Here's an argument you might use against me. 'GK cannot know that he is not suffering from paranoid delusions.' I say to you that I know that I am thinking rationally, and not suffering from paranoid delusions. You say, 'Ah, but that's just what you would say if you were suffering paranoid delusions.' My belief structure is sufficiently 'rational' to enable me to plan the week's household budget and comment on philosophical essays, but it is nevertheless paranoid. That's something I can't disprove. Why isn't that a good argument for scepticism?

The broadest 'context' for knowledge -- even broader, arguably, than the context of being in direct contact with an external world -- is rationality. Even Descartes was not prepared to consider that he might be mad, and the consequences that would then ensue for his project of reconstructing knowledge. This looks, possibly, like a wedge that Moore could use to establish a 'common sense' starting point for questions about knowledge.

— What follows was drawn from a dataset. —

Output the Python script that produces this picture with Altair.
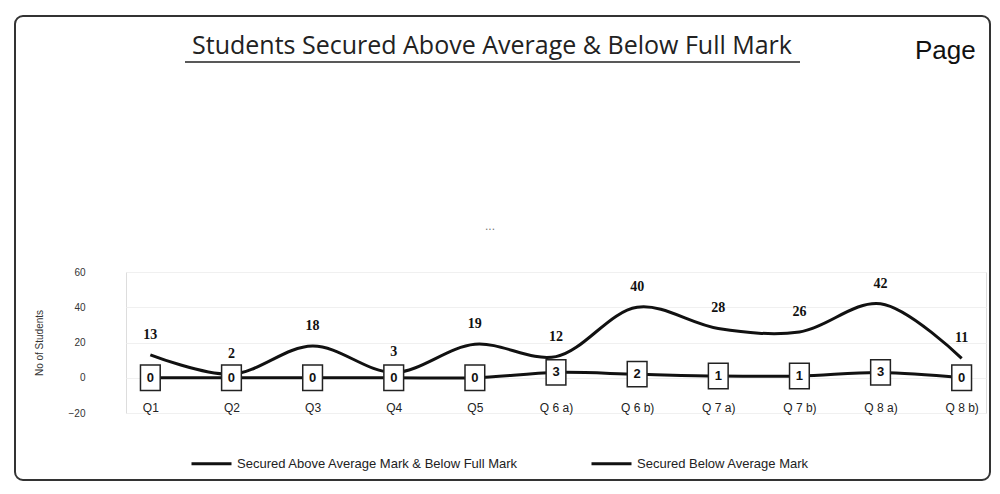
import altair as alt
import pandas as pd

questions = ["Q1", "Q2", "Q3", "Q4", "Q5", "Q 6 a)", "Q 6 b)", "Q 7 a)", "Q 7 b)", "Q 8 a)", "Q 8 b)"]
above_avg = [13, 2, 18, 3, 19, 12, 40, 28, 26, 42, 11]
below_avg = [0, 0, 0, 0, 0, 3, 2, 1, 1, 3, 0]
series_names = ["Secured Above Average  Mark & Below Full Mark", "Secured Below Average  Mark"]
y_ticks = [-20, 0, 20, 40, 60]
title_text = "Students Secured Above Average & Below Full Mark"

rows = []
for q, a, b in zip(questions, above_avg, below_avg):
    rows.append({"q": q, "series": series_names[0], "value": a})
    rows.append({"q": q, "series": series_names[1], "value": b})
df = pd.DataFrame(rows)
df_above = df[df.series == series_names[0]]
df_below = df[df.series == series_names[1]]

W, H = 860, 141
SANS = "Liberation Sans"

xenc = alt.X(
    "q:N", sort=questions,
    scale=alt.Scale(type="point", padding=0.3),
    axis=alt.Axis(title=None, domain=False, ticks=False, grid=False, labelAngle=0,
                  labelFont=SANS, labelFontSize=12, labelColor="#222",
                  labelBaseline="middle", labelPadding=-6),
)
yenc = alt.Y(
    "value:Q", scale=alt.Scale(domain=[-20, 60], nice=False, zero=False),
    axis=alt.Axis(values=y_ticks, title="No of Students", domain=False, ticks=False,
                  labelFont=SANS, labelFontSize=10, labelColor="#333",
                  labelPadding=41, titleFont=SANS, titleFontSize=10,
                  titleFontWeight="normal", titleColor="#333", titlePadding=24,
                  grid=True, gridColor="#f0f0f0"),
)
color = alt.Color(
    "series:N", scale=alt.Scale(domain=series_names, range=["#111111", "#111111"]),
    legend=alt.Legend(orient="none", legendX=64, legendY=170, direction="horizontal",
                      title=None, symbolType="stroke", symbolStrokeWidth=3,
                      symbolSize=1600, labelFont=SANS, labelFontSize=13,
                      labelColor="#222", columnPadding=62, labelLimit=400),
)

lines = alt.Chart(df).mark_line(interpolate="catmull-rom", strokeWidth=3).encode(
    x=xenc, y=yenc, color=color, detail="series:N"
)

above_labels = alt.Chart(df_above).mark_text(
    dy=-20, font="Liberation Serif", fontWeight="bold", fontSize=14, color="#111"
).encode(x=xenc, y=yenc, text="value:Q")

boxes = alt.Chart(df_below).mark_point(
    shape="M-0.78,-1L0.78,-1L0.78,1L-0.78,1Z", size=640, filled=True, fill="white",
    stroke="#222", strokeWidth=1.5, opacity=1
).encode(x=xenc, y=yenc)

box_labels = alt.Chart(df_below).mark_text(
    font=SANS, fontWeight="bold", fontSize=13, color="#111"
).encode(x=xenc, y=yenc, text="value:Q")

one = pd.DataFrame({"k": [0]})
title = alt.Chart(one).mark_text(
    text=title_text, font="Open Sans", fontSize=25, color="#222",
    align="center", baseline="alphabetic"
).encode(x=alt.value(366), y=alt.value(-218))
underline = alt.Chart(one).mark_rule(color="#222", strokeWidth=1.5).encode(
    x=alt.value(59), x2=alt.value(674), y=alt.value(-210)
)
page_text = alt.Chart(one).mark_text(
    text="Page", align="left", baseline="alphabetic", font=SANS,
    fontSize=26, color="#111"
).encode(x=alt.value(789), y=alt.value(-213))
dots = alt.Chart(one).mark_text(text="...", fontSize=12, color="#777").encode(
    x=alt.value(364), y=alt.value(-46)
)
frame = alt.Chart(one).mark_rect(
    fill=None, stroke="#333", strokeWidth=2, cornerRadius=8
).encode(x=alt.value(-111), x2=alt.value(864), y=alt.value(-256), y2=alt.value(208))

chart = alt.layer(
    frame, lines, boxes, box_labels, above_labels, title, underline, page_text, dots
).properties(
    width=W, height=H,
    autosize=alt.AutoSizeParams(type="none"),
    padding={"left": 118, "top": 264, "right": 6, "bottom": 70},
).configure_view(stroke=None).configure(background="white")

chart.save("out.html", embed_options={"renderer": "svg", "actions": False})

How could reliabilism be of 'use to me in determining whether or not I am a brain in a vat'? The reliabilist should have got to this point in the first place. We are not in the business of convincing ourselves about what 'I do or do not know' but rather evaluating the knowledge claims made by another person, from our perspective, where we assume the truth in question and ask whether the other person's true belief meets the requirements for knowledge. This is what the concept is for, the reliabilist would say, to sort believers into those whose word carries some reliable authority and those whose hold on the truth is insufficiently secure.

Putnam is a different kettle of fish. Your strategy here is to concede Putnam's view about the causal reference theory, but turn his argument around so that far from refuting scepticism, we have merely deepened it. It is not merely the case that I do not know that I am not a brain in a vat. I do not even know that the words I use have the meaning I take them to have.

I am sympathetic to this line, but playing devil's advocate, I can see Putnam coming back with the following: The question was, precisely, 'Can you know that you are not a brain in a vat?' Putnam's answer is, 'Yes, if indeed you understand the question.' If I am a brain in a vat, then the words 'brain' and 'vat' in the question don't mean, to me, what the person posing the question means by them. The assumption is that, if you ask a question, then you are looking for an answer from someone who understands the question.

Admittedly, this looks a rather ad hominem, nit picking answer to the sceptic's worries. In defence of Putnam, one could see this as a dialectical move designed to shut the sceptic up. We all feel we 'know' what the sceptic 'means'. Only, it can't be *said* in that way. As a sceptic, you can't say, 'I don't know that I am not a brain in a vat', nor is there any other meaningful sequence of words that one can say which succeeds in expressing what one holds to be true.

My own response, however, would be to challenge Putnam's semantic essentialism. I don't think that concepts can be tied down in this simplistic way. The whole strategy is too similar to the 'bad' arguments based on Wittgensteinian criteria which Putnam rejects (see his critique of Norman Malcolm's Wittgensteinian arguments in 'Dreaming' (RKP), in 'Dreaming and Depth Grammar'). You can't lay the law down about meaning. Scepticism is one of the more interesting ways in which we discover new ways of 'meaning' familiar words.